“Faggot bisexual cunt!” was how I was saluted when I exited the train in Sydney‘s CBD for the 31st New Mardi Gras. I was gobsmacked. Not because I was being insulted on the one day of the year it’s supposed to be ok to be flamboyantly gay, (clearly not), but because never had such a whirlwind of terms I adore been used against me with such aggressive force. I laughed. He wasn’t wrong.
I was in for a long night.
I’ve never been in the parade. For a long time I’ve been disconcerted and troubled by spectacle. I am highly aware of its political uses (as mass distraction, especially fascist), which disables me from ever ‘enjoying the moment’ in a crowd. However, I realised that my discomfort has more to do with the fact that I’m a spectacle every day everywhere I go. My friends and I joke about being a gay pride parade. But we are. Every day. And I feel like if I enact that spectacle in a parade, then I legitimate all the things I think are illegitimate every other day.
Mardi Gras is important, absolutely. We have cause to celebrate, and reason to remember to keep fighting: a lot hasn’t changed on the other side of the fence.
Here are some of the other encounters I had at this year’s Mardi Gras in Sydney:
l >while sitting by myself at the end of the parade, tears running the make-up down the sides of my face, a lovely gentleman gave me a plastic rose.
l 3 guys in a taxi stop at the lights while we’re waiting for the bus and scream at my friend and I: it blurs in my memory – ‘fucking transsexuals’ was there ‘what are ya?’ There’s one empty lane between us and the cars aren’t moving. We stand there as they abuse us for almost 2 minutes. I march over to the car and the guy in the front quickly pulls up his window. The guy in the back doesn’t bother and as I reach into the cab, he grabs me and the guy on the other side gets out ‘Are we ok?’ are the words he uses but what he says is ‘Are you going to fuck off now?’ I walk back to the bus shelter and he gets back in the cab. They don’t stop shouting as the cab moves away. My friend yells at me for my violence. ‘It’s fine that it makes you uncomfortable,’ I say, ‘And I’m sorry. But being yelled at and not responding I can’t abide right now. And I had no words.’
Best of luck out there,
Gay and lesbian historicism has all too often used gender transgressive individuals to create gay history, yet argued that gender transgression is not in and of itself important, instead assuming that gender transgressive behaviour and cross-gender positioning were taken up for the specific purpose of engaging in a homosexual partnership or ‘lifestyle’, excluding the possibility that gender transgression was engaged in for more complex reasons.
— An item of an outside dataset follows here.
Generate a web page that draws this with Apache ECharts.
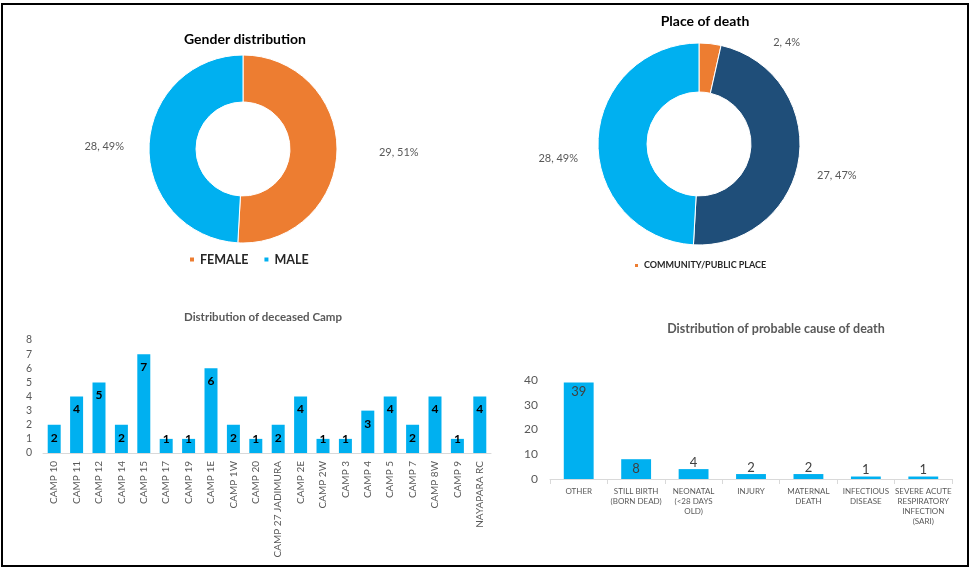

This is political work. To show that homosexuality has existed in all times and places and, in certain times and places, has been socially accepted, even revered, gay historians argue for social tolerance and acceptance of homosexuality (fair enough). However the way such histories have been written is to privilege homosexuality at the expense of transgenderism.
Pat Califia explains: It does not further our understanding of human sexuality to press for recognition of homosexuality throughout history at the expense of recognizing other sexual minorities. The history of their oppression is as valid as our own, and if gay male and lesbian scholars deny that history, we are as guilty of censorship and prejudice as any straight anthropologist who chooses not to report homosexual activity.
Such gay historicism was (and is) a part of the gay liberationist project, which sought to separate sex, gender and sexuality, in defiance of the early sexologists’ assertion that gender inversion was a manifestations of same sex desire. Here, the contradictory tensions of gay historicism are revealed: on the one hand it seeks to escape the equation of homosexuality with gender inversion, and on the other it needs to use stories of heroes from the past who had just such an embodiment. Perhaps gay historians hope by locating homosexual gender inverts in the past, they can keep them there. However, in arguing that sexuality is not necessarily linked to gender inversion, gay historians have gone too far by removing the importance of gender transgression all together, thereby dislocating historical links between gender and sexuality, the effect of which is to render impossible a transgender history.
Writing a transgender history that does not exclude homosexuality, such as that of Leslie Feinberg in Transgender Warriors, is crucial work that still needs to be done. Historical figures cannot simply be ‘taken back’ and named ‘transgender’. Histories need to be constructed that acknowledge that these people were, and are, important because they were different: different because they had same sex desire and engaged in same sex relationships and different because they transgressed the expectations of their sex.